The Home Affordable Modification Program, or HAMP, will now require that key documents including proof of income be provided before a borrower evaluation can begin, the U.S. Treasury Department said Thursday.
"This will make it easier for servicers to determine a payment level that's affordable and sustainable," said Phyllis Caldwell, who runs the Treasury's Homeownership Preservation Office.
HAMP, created last year to help more than 3 million people hold onto their homes, made 66,465 trial payment plans permanent through December.
Obama administration officials have cited delays in getting borrowers who had been accepted into the program on a trial basis to submit the needed paperwork to move forward to a permanent modification.

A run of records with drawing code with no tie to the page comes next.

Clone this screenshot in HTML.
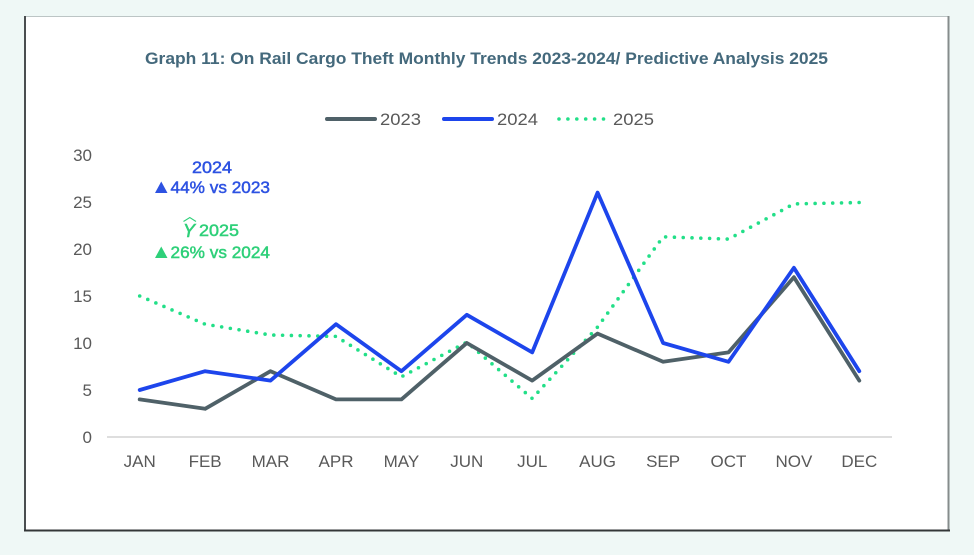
<!DOCTYPE html>
<html>
<head>
<meta charset="utf-8">
<style>
  html,body{margin:0;padding:0;background:#eff8f6;}
  body{width:974px;height:555px;overflow:hidden;}
  svg{display:block;}
  text{font-family:"Liberation Sans", "DejaVu Sans", sans-serif;}
</style>
</head>
<body>
<svg width="974" height="555" viewBox="0 0 974 555" xmlns="http://www.w3.org/2000/svg">
  <rect x="0" y="0" width="974" height="555" fill="#eff8f6"/>
  <!-- chart box -->
  <rect x="24.5" y="16.5" width="924" height="514" fill="#ffffff" stroke="#bcc5c5" stroke-width="1"/>
  <line x1="25" y1="16" x2="25" y2="531" stroke="#4a4e50" stroke-width="2"/>
  <line x1="948.5" y1="16" x2="948.5" y2="531" stroke="#868c8c" stroke-width="2"/>
  <line x1="24" y1="530.5" x2="950" y2="530.5" stroke="#333738" stroke-width="2"/>

  <!-- title -->
  <text x="145" y="64" font-size="17" font-weight="bold" fill="#44697c" textLength="683" lengthAdjust="spacingAndGlyphs">Graph 11: On Rail Cargo Theft Monthly Trends 2023-2024/ Predictive Analysis 2025</text>

  <!-- legend -->
  <line x1="327" y1="119" x2="375" y2="119" stroke="#4f6168" stroke-width="4" stroke-linecap="round"/>
  <text x="380" y="125" font-size="17" fill="#595959" textLength="41" lengthAdjust="spacingAndGlyphs">2023</text>
  <line x1="444" y1="119" x2="492" y2="119" stroke="#1d45ec" stroke-width="4" stroke-linecap="round"/>
  <text x="497" y="125" font-size="17" fill="#595959" textLength="41" lengthAdjust="spacingAndGlyphs">2024</text>
  <line x1="559" y1="119" x2="604" y2="119" stroke="#22df88" stroke-width="3.6" stroke-linecap="round" stroke-dasharray="0 8.9"/>
  <text x="613" y="125" font-size="17" fill="#595959" textLength="41" lengthAdjust="spacingAndGlyphs">2025</text>

  <!-- y axis labels -->
  <g font-size="17" fill="#595959" text-anchor="end">
    <text x="92" y="443">0</text>
    <text x="92" y="396">5</text>
    <text x="92" y="349">10</text>
    <text x="92" y="302">15</text>
    <text x="92" y="255">20</text>
    <text x="92" y="208">25</text>
    <text x="92" y="161">30</text>
  </g>

  <!-- x axis line -->
  <line x1="107" y1="437" x2="892" y2="437" stroke="#d9d9d9" stroke-width="1.8"/>

  <!-- month labels -->
  <g font-size="17" fill="#595959" text-anchor="middle">
    <text x="139.7" y="467">JAN</text>
    <text x="205.1" y="467">FEB</text>
    <text x="270.5" y="467">MAR</text>
    <text x="336.0" y="467">APR</text>
    <text x="401.4" y="467">MAY</text>
    <text x="466.8" y="467">JUN</text>
    <text x="532.2" y="467">JUL</text>
    <text x="597.6" y="467">AUG</text>
    <text x="663.1" y="467">SEP</text>
    <text x="728.5" y="467">OCT</text>
    <text x="793.9" y="467">NOV</text>
    <text x="859.3" y="467">DEC</text>
  </g>

  <!-- 2025 dotted -->
  <polyline fill="none" stroke="#22df88" stroke-width="3.6" stroke-linecap="round" stroke-linejoin="round" stroke-dasharray="0 8.8"
    points="139.7,296 205.1,324.2 270.5,335 336.0,336.4 401.4,376.8 466.8,342.1 532.2,398.5 597.6,327 663.1,236.8 728.5,239.1 793.9,203.9 859.3,202.5"/>

  <!-- 2023 -->
  <polyline fill="none" stroke="#4f6168" stroke-width="3.8" stroke-linecap="round" stroke-linejoin="round"
    points="139.7,399.4 205.1,408.8 270.5,371.2 336.0,399.4 401.4,399.4 466.8,343 532.2,380.6 597.6,333.6 663.1,361.8 728.5,352.4 793.9,277.2 859.3,380.6"/>

  <!-- 2024 -->
  <polyline fill="none" stroke="#1d45ec" stroke-width="3.8" stroke-linecap="round" stroke-linejoin="round"
    points="139.7,390 205.1,371.2 270.5,380.6 336.0,324.2 401.4,371.2 466.8,314.8 532.2,352.4 597.6,192.6 663.1,343 728.5,361.8 793.9,267.8 859.3,371.2"/>

  <!-- annotations -->
  <g fill="#2d52e2" stroke="#2d52e2" stroke-width="0.5" font-size="17">
    <text x="192" y="173" textLength="40" lengthAdjust="spacingAndGlyphs">2024</text>
    <polygon points="155,193 167.5,193 161.25,181.5" stroke="none"/>
    <text x="170.5" y="193" textLength="99.5" lengthAdjust="spacingAndGlyphs">44% vs 2023</text>
  </g>
  <g fill="#2ed079" stroke="#2ed079" stroke-width="0.5" font-size="17">
    <text x="183" y="237" font-family="Liberation Serif, serif" font-style="italic" font-size="18" stroke-width="0.6" textLength="12" lengthAdjust="spacingAndGlyphs">Y</text>
    <path d="M183.5,221.5 L189.8,217.5 L196,221.5" fill="none" stroke-width="1.1"/>
    <text x="199" y="236" textLength="40" lengthAdjust="spacingAndGlyphs">2025</text>
    <polygon points="155,258 167.5,258 161.25,246.5" stroke="none"/>
    <text x="170.5" y="258" textLength="99.5" lengthAdjust="spacingAndGlyphs">26% vs 2024</text>
  </g>
</svg>
</body>
</html>
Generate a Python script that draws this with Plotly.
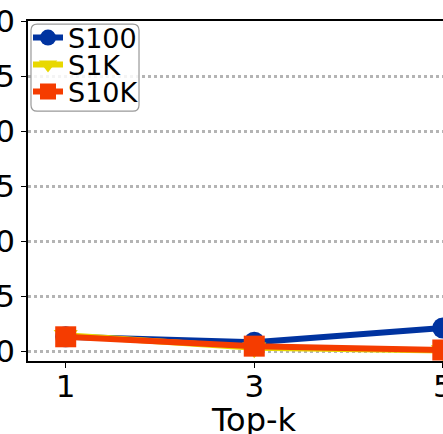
import plotly.graph_objects as go

topk = [1, 3, 5]
s100 = [1.3, 0.8, 2.1]
s1k = [1.45, 0.3, 0.05]
s10k = [1.3, 0.45, 0.1]
names = ["S100", "S1K", "S10K"]
colors = ["#0033a0", "#e8d800", "#f53c00"]
symbols = ["circle", "triangle-down", "square"]
yticks = [0, 5, 10, 15, 20, 25, 30]
x_title = "Top-k"

legend_ids = ["legend", "legend2", "legend3"]
legend_rows = [0.95, 0.8706, 0.7912]

fig = go.Figure()
for name, vals, col, sym, lid in zip(names, [s100, s1k, s10k], colors, symbols, legend_ids):
    fig.add_trace(go.Scatter(
        x=topk, y=vals, name=name, mode="lines+markers",
        line=dict(color=col, width=6),
        marker=dict(color=col, size=21, symbol=sym),
        cliponaxis=False, legend=lid,
    ))

legend_common = dict(
    xanchor="left", yanchor="middle", bgcolor="rgba(0,0,0,0)",
    borderwidth=0, font=dict(size=27), itemwidth=30,
)
layout_legends = {}
for lid, ry in zip(legend_ids, legend_rows):
    layout_legends[lid] = dict(x=0.0, y=ry, **legend_common)

# rounded legend frame
x0, x1, y0, y1, r = 0.0072, 0.2675, 0.735, 0.991, 0.015
ry_ = r * 415 / 340
frame = (f"M {x0+r},{y1} L {x1-r},{y1} Q {x1},{y1} {x1},{y1-ry_} "
         f"L {x1},{y0+ry_} Q {x1},{y0} {x1-r},{y0} L {x0+r},{y0} "
         f"Q {x0},{y0} {x0},{y0+ry_} L {x0},{y1-ry_} Q {x0},{y1} {x0+r},{y1} Z")

fig.update_layout(
    width=443, height=434,
    margin=dict(l=28, r=0, t=21, b=73, autoexpand=False),
    plot_bgcolor="white", paper_bgcolor="white",
    font=dict(family="DejaVu Sans", size=31, color="black"),
    showlegend=True,
    shapes=[dict(type="path", path=frame, xref="paper", yref="paper",
                 fillcolor="rgba(255,255,255,0.85)",
                 line=dict(color="#999999", width=1.2), layer="above")],
    annotations=[dict(text=x_title, x=3, xref="x", y=-0.111, yref="paper",
                      xanchor="center", yanchor="top", showarrow=False,
                      font=dict(size=32))],
    **layout_legends,
)
fig.update_xaxes(
    range=[0.6, 5.002], tickvals=topk, ticktext=[str(v) for v in topk],
    showgrid=False, zeroline=False, automargin=False,
    showline=True, linecolor="black", linewidth=1.5, mirror=True,
    ticks="outside", ticklen=5, tickcolor="black",
    ticklabeloverflow="allow", ticklabelstandoff=-8,
)
fig.update_yaxes(
    range=[-0.9, 30], tickvals=yticks, ticktext=[str(v) for v in yticks],
    showgrid=True, gridcolor="#b4b4b4", gridwidth=3, griddash="dot",
    zeroline=False, automargin=False,
    showline=True, linecolor="black", linewidth=1.5, mirror=True,
    ticks="outside", ticklen=5, tickcolor="black",
    ticklabeloverflow="allow",
)
fig.write_html("out.html", config={"displayModeBar": False},
               post_script="document.body.style.margin='0';")
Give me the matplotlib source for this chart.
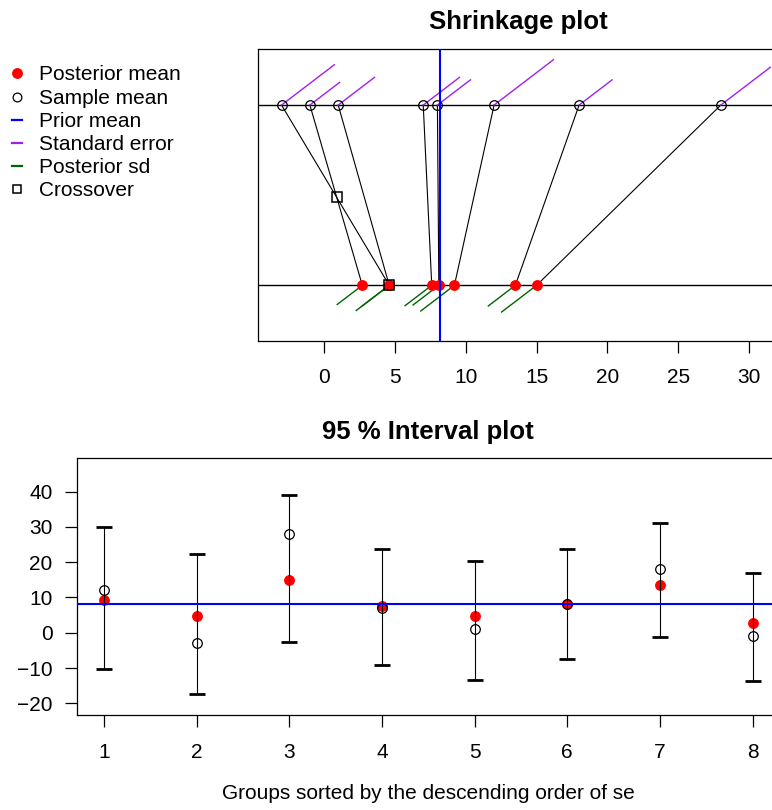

Shifting some of the document requirements to earlier in the process may help, they said.
HAMP is designed to lower monthly mortgage payments by reducing interest, lengthening repayment terms and deferring principal repayments for as long as five years.
The program had 787,231 borrowers in trial loan-modification plans as of December, according to Treasury data released earlier this month.
HAMP has been a "failure" so far at converting temporary repayment plans into permanent loan reductions, said Bose George, an equity analyst at Keefe Bruyette & Woods in New York.
Borrowers in trial-payment plans that have fallen behind on mortgages and haven't turned in all of their paperwork will be kicked out of the program and steered toward other alternatives, said Treasury officials.
About 25 percent of the program's participants have missed one or more payments, officials said in a Jan. 15 conference call. An additional 115,000 homeowners who started trial-repayment plans last year have either dropped or been kicked out of Obama's Home Affordable Modification program, the officials said.